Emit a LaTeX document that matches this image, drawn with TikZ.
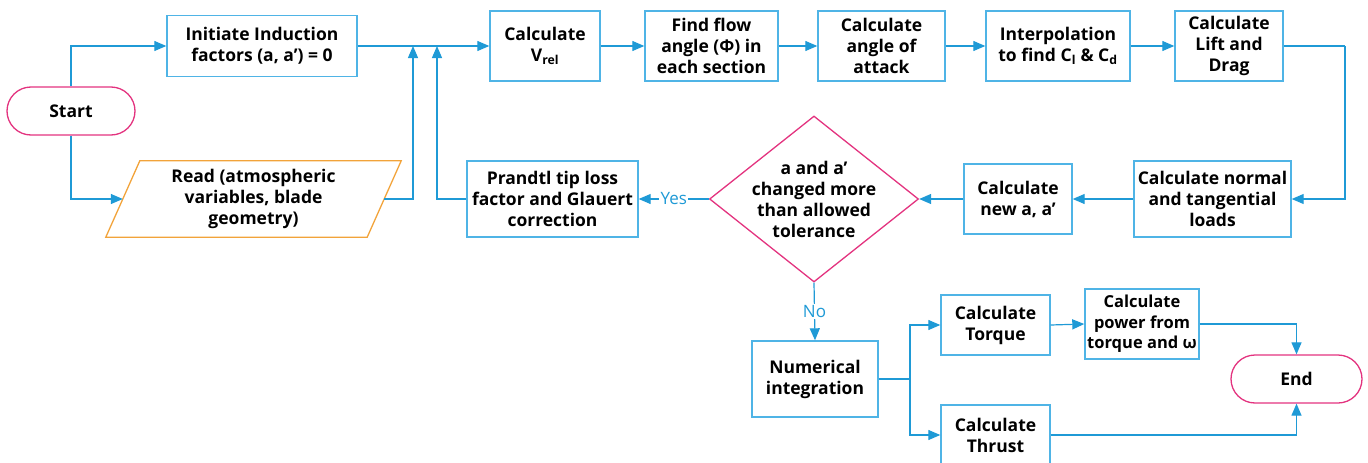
\documentclass[tikz,border=0pt]{standalone}
\usepackage{fontspec}
\setmainfont{Open Sans}
\usetikzlibrary{arrows.meta,shapes.geometric}
\definecolor{lineblue}{HTML}{1F9AD6}
\definecolor{boxblue}{HTML}{4FB4E6}
\definecolor{magen}{HTML}{E3337F}
\definecolor{orng}{HTML}{F2A33A}
\tikzset{
  procbox/.style={draw=boxblue, line width=1.4pt, fill=white, inner sep=0pt, align=center,
    font=\fontsize{17.5}{21}\selectfont\bfseries},
  pill/.style={draw=magen, line width=1.3pt, rounded corners=24pt, inner sep=0pt, align=center,
    font=\fontsize{17.5}{21}\selectfont\bfseries},
  txt/.style={inner sep=0pt, align=center, font=\fontsize{17.5}{21}\selectfont\bfseries},
  conn/.style={draw=lineblue, line width=1.2pt},
  arr/.style={conn, -{Triangle[length=12pt,width=10pt]}},
  lbl/.style={fill=white, inner sep=1.5pt, text=lineblue, font=\fontsize{17}{20}\selectfont}
}
\begin{document}
\begin{tikzpicture}[x=1pt,y=-1pt]
\useasboundingbox (0,0) rectangle (1368,463);
% nodes
\node[pill, minimum width=128, minimum height=48] (start) at (71,111) {Start};
\node[procbox, minimum width=190, minimum height=61] (init) at (262,46) {Initiate Induction\\factors (a, a’) = 0};
\node[txt, minimum width=261, minimum height=76] (read) at (253.5,199) {Read (atmospheric\\variables, blade\\geometry)};
\draw[orng, line width=1.3pt] ([xshift=17pt]read.north west) -- ([xshift=17pt]read.north east)
  -- ([xshift=-17pt]read.south east) -- ([xshift=-17pt]read.south west) -- cycle;
\node[procbox, minimum width=110, minimum height=70] (vrel) at (545,46) {Calculate\\V\textsubscript{rel}};
\node[procbox, minimum width=133, minimum height=70] (flow) at (711.5,46) {Find flow\\angle (Φ) in\\each section};
\node[procbox, minimum width=127, minimum height=70] (aoa) at (881.5,46) {Calculate\\angle of\\attack};
\node[procbox, minimum width=144, minimum height=70] (interp) at (1058,46) {Interpolation\\to find C\textsubscript{l} \& C\textsubscript{d}};
\node[procbox, minimum width=108, minimum height=70] (lift) at (1229,46) {Calculate\\Lift and\\Drag};
\node[procbox, minimum width=157, minimum height=76] (loads) at (1212.5,199) {Calculate normal\\and tangential\\loads};
\node[procbox, minimum width=108, minimum height=70] (newa) at (1018,199) {Calculate\\new a, a’};
\node[diamond, draw=magen, line width=1.3pt, minimum width=209, minimum height=166, inner sep=0pt] (dec) at (814,199) {};
\node[txt] (dect) at (dec.center) {a and a’\\changed more\\than allowed\\tolerance};
\node[procbox, minimum width=171, minimum height=76] (prandtl) at (552.5,199) {Prandtl tip loss\\factor and Glauert\\correction};
\node[procbox, minimum width=126, minimum height=76] (numint) at (815,379) {Numerical\\integration};
\node[procbox, minimum width=109, minimum height=60] (torque) at (995.5,325) {Calculate\\Torque};
\node[procbox, minimum width=114, minimum height=70, font=\fontsize{16.5}{20.5}\selectfont\bfseries] (power) at (1142,324) {Calculate\\power from\\torque and ω};
\node[procbox, minimum width=109, minimum height=60] (thrust) at (995.5,435) {Calculate\\Thrust};
\node[pill, minimum width=131, minimum height=48] (end) at (1296.5,379) {End};
% junction coordinates
\coordinate (j1) at (413,46);
\coordinate (j2) at (437,46);
\coordinate (c1) at (1345,46);
\coordinate (fork) at (910,379);
% connectors
\draw[arr] (start.north) |- (init.west);
\draw[arr] (start.south) |- (read.west);
\draw[arr] (init.east) -- (vrel.west);
\draw[arr] (read.east) -| (j1);
\draw[arr] (prandtl.west) -| (j2);
\draw[arr] (vrel.east) -- (flow.west);
\draw[arr] (flow.east) -- (aoa.west);
\draw[arr] (aoa.east) -- (interp.west);
\draw[arr] (interp.east) -- (lift.west);
\draw[conn] (lift.east) -- (c1);
\draw[arr] (c1) |- (loads.east);
\draw[arr] (loads.west) -- (newa.east);
\draw[arr] (newa.west) -- (dec.east);
\draw[arr] (dec.west) -- node[lbl] {Yes} (prandtl.east);
\draw[arr] (dec.south) -- node[lbl] {No} (numint.north);
\draw[conn] (numint.east) -- (fork);
\draw[arr] (fork) |- (torque.west);
\draw[arr] (fork) |- (thrust.west);
\draw[arr] (torque.east) -- (power.west);
\draw[arr] (power.east) -| (end.north);
\draw[arr] (thrust.east) -| (end.south);
\end{tikzpicture}
\end{document}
---*---
All the material shown above is to be copied exactly, with no pictures carried over.

REPLY TO THE TASK:
Emit a LaTeX document that matches this image, drawn with TikZ.
\documentclass[tikz,border=0pt]{standalone}
\usepackage{fontspec}
\setmainfont{Open Sans}
\usetikzlibrary{arrows.meta,shapes.geometric}
\definecolor{lineblue}{HTML}{1F9AD6}
\definecolor{boxblue}{HTML}{4FB4E6}
\definecolor{magen}{HTML}{E3337F}
\definecolor{orng}{HTML}{F2A33A}
\tikzset{
  procbox/.style={draw=boxblue, line width=1.4pt, fill=white, inner sep=0pt, align=center,
    font=\fontsize{17.5}{21}\selectfont\bfseries},
  pill/.style={draw=magen, line width=1.3pt, rounded corners=24pt, inner sep=0pt, align=center,
    font=\fontsize{17.5}{21}\selectfont\bfseries},
  txt/.style={inner sep=0pt, align=center, font=\fontsize{17.5}{21}\selectfont\bfseries},
  conn/.style={draw=lineblue, line width=1.2pt},
  arr/.style={conn, -{Triangle[length=12pt,width=10pt]}},
  lbl/.style={fill=white, inner sep=1.5pt, text=lineblue, font=\fontsize{17}{20}\selectfont}
}
\begin{document}
\begin{tikzpicture}[x=1pt,y=-1pt]
\useasboundingbox (0,0) rectangle (1368,463);
% nodes
\node[pill, minimum width=128, minimum height=48] (start) at (71,111) {Start};
\node[procbox, minimum width=190, minimum height=61] (init) at (262,46) {Initiate Induction\\factors (a, a’) = 0};
\node[txt, minimum width=261, minimum height=76] (read) at (253.5,199) {Read (atmospheric\\variables, blade\\geometry)};
\draw[orng, line width=1.3pt] ([xshift=17pt]read.north west) -- ([xshift=17pt]read.north east)
  -- ([xshift=-17pt]read.south east) -- ([xshift=-17pt]read.south west) -- cycle;
\node[procbox, minimum width=110, minimum height=70] (vrel) at (545,46) {Calculate\\V\textsubscript{rel}};
\node[procbox, minimum width=133, minimum height=70] (flow) at (711.5,46) {Find flow\\angle (Φ) in\\each section};
\node[procbox, minimum width=127, minimum height=70] (aoa) at (881.5,46) {Calculate\\angle of\\attack};
\node[procbox, minimum width=144, minimum height=70] (interp) at (1058,46) {Interpolation\\to find C\textsubscript{l} \& C\textsubscript{d}};
\node[procbox, minimum width=108, minimum height=70] (lift) at (1229,46) {Calculate\\Lift and\\Drag};
\node[procbox, minimum width=157, minimum height=76] (loads) at (1212.5,199) {Calculate normal\\and tangential\\loads};
\node[procbox, minimum width=108, minimum height=70] (newa) at (1018,199) {Calculate\\new a, a’};
\node[diamond, draw=magen, line width=1.3pt, minimum width=209, minimum height=166, inner sep=0pt] (dec) at (814,199) {};
\node[txt] (dect) at (dec.center) {a and a’\\changed more\\than allowed\\tolerance};
\node[procbox, minimum width=171, minimum height=76] (prandtl) at (552.5,199) {Prandtl tip loss\\factor and Glauert\\correction};
\node[procbox, minimum width=126, minimum height=76] (numint) at (815,379) {Numerical\\integration};
\node[procbox, minimum width=109, minimum height=60] (torque) at (995.5,325) {Calculate\\Torque};
\node[procbox, minimum width=114, minimum height=70, font=\fontsize{16.5}{20.5}\selectfont\bfseries] (power) at (1142,324) {Calculate\\power from\\torque and ω};
\node[procbox, minimum width=109, minimum height=60] (thrust) at (995.5,435) {Calculate\\Thrust};
\node[pill, minimum width=131, minimum height=48] (end) at (1296.5,379) {End};
% junction coordinates
\coordinate (j1) at (413,46);
\coordinate (j2) at (437,46);
\coordinate (c1) at (1345,46);
\coordinate (fork) at (910,379);
% connectors
\draw[arr] (start.north) |- (init.west);
\draw[arr] (start.south) |- (read.west);
\draw[arr] (init.east) -- (vrel.west);
\draw[arr] (read.east) -| (j1);
\draw[arr] (prandtl.west) -| (j2);
\draw[arr] (vrel.east) -- (flow.west);
\draw[arr] (flow.east) -- (aoa.west);
\draw[arr] (aoa.east) -- (interp.west);
\draw[arr] (interp.east) -- (lift.west);
\draw[conn] (lift.east) -- (c1);
\draw[arr] (c1) |- (loads.east);
\draw[arr] (loads.west) -- (newa.east);
\draw[arr] (newa.west) -- (dec.east);
\draw[arr] (dec.west) -- node[lbl] {Yes} (prandtl.east);
\draw[arr] (dec.south) -- node[lbl] {No} (numint.north);
\draw[conn] (numint.east) -- (fork);
\draw[arr] (fork) |- (torque.west);
\draw[arr] (fork) |- (thrust.west);
\draw[arr] (torque.east) -- (power.west);
\draw[arr] (power.east) -| (end.north);
\draw[arr] (thrust.east) -| (end.south);
\end{tikzpicture}
\end{document}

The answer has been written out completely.